Found in: Frontier Parents

Love and Logic

Here at Frontier Kids Care, we continue to tell all our patients about Love and Logic®, the new fun way of parenting.


Love and Logic® is  an approach to raising kids that provides loving support from parents while at the same time expecting kids to be respectful and responsible.

Better Now Than Later

Over the last twenty years, people have shared lots of fun Love and Logic success stories with us. Some have even used it successfully on their spouses! Kids can be a challenge, but with a few Love and Logic tools, you can up the odds that the early years—and beyond—will be a joy. What’s the most important advice we give parents? Start as early in the child’s life as possible.

Imagine that you’ve joined a camping trip for parents and their toddlers, and you’re out in the bush, sharing this joyful experience with your four-year-old, who’s been enjoying the new scenery, the layers of leaves and mulch, the tiny creatures he’s discovered on the ground, and the sounds of the rainforest.

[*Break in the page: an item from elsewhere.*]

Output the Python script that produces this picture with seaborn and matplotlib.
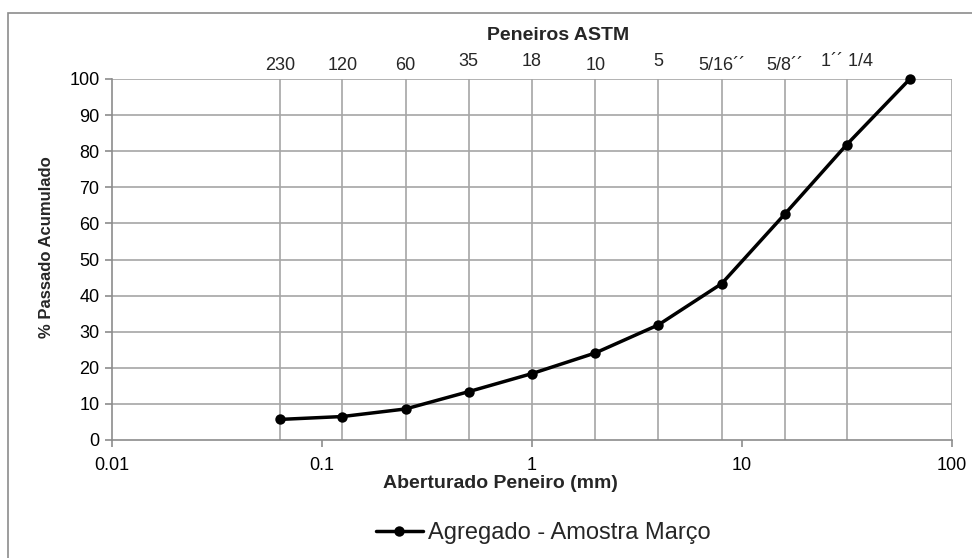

On the trip is a mother with a strong-willed toddler. Suddenly, the peacefulness of the forest is pierced by her child’s whiney voice. “Mummy, look at this. Mummy, come over here and look at this worm. Mummy, hold my hand. Mummy walk slower! Mummy, I want my bucket and shovel so I can dig up this anthill! Mummy! Mummy! Mummy!”

The mother looks at you with some embarrassment and says, laughing nervously, “Jake is always so bossy. I don’t know why.”

You smile politely and move on, but you think to yourself, “I know why.” This is another mother who is waiting until “later” to teach her child about responsibility and treating others with respect. You hope she doesn’t wait too much longer.

Why do some parents wait until later to begin setting limits and enforcing them? Why do some allow their toddlers to get out of control and begin running the home? Some parents believe that young children are too young for discipline. Don’t fall into that trap.

Three Common Myths about Discipline

Let’s take a look at three common myths about discipline and young children.

Myth #1: Discipline and learning require language.
Some people believe that children cannot learn or benefit from discipline until they can converse. Nothing is further from the truth! Can the family dog learn how to sit, stay, come, fetch, and lie down? I’ve never met a pooch who talked, but I have met some parents who seem to believe and act like the family dog is smarter than their kids. How sad!

By the age of nine months, human babies are more intelligent than any other animal creature on the planet. Wise parents begin teaching discipline during the early months through simple, loving actions—not words. If your child, for example, throws her bottle, remove it for a while. If your child won’t sit in the high chair, fasten his seat belt. If you child runs away from you in the store, pick him up and gently carry him. Replace lectures, warnings and lots of words with actions.

Myth #2: A little child cannot remember and learn.
Have you ever promised a two-year-old a trip to the park or his favorite fast-food restaurant—and then forgotten to deliver? Will they ever let you forget? Never underestimate what young children can remember, and learn.

Myth #3: Setting limits will break a young child’s spirit.
Some parents worry about making their toddlers angry. These parents seem to reason, “If I make sure that she’s happy all the time, then she’ll grow up to be a happy, nice person.”

Wrong! At the Love and Logic Institute we’re all for happy kids. That’s why we encourage parents to set limits early. Why? Children who are made happy all of the time by their parents experience a major shock when they begin to grow up. Ironically, they soon become the most unhappy and demanding kids, and adults, you’ll ever meet.

When children act out, what they’re saying is, “Please love me enough to set some limits!”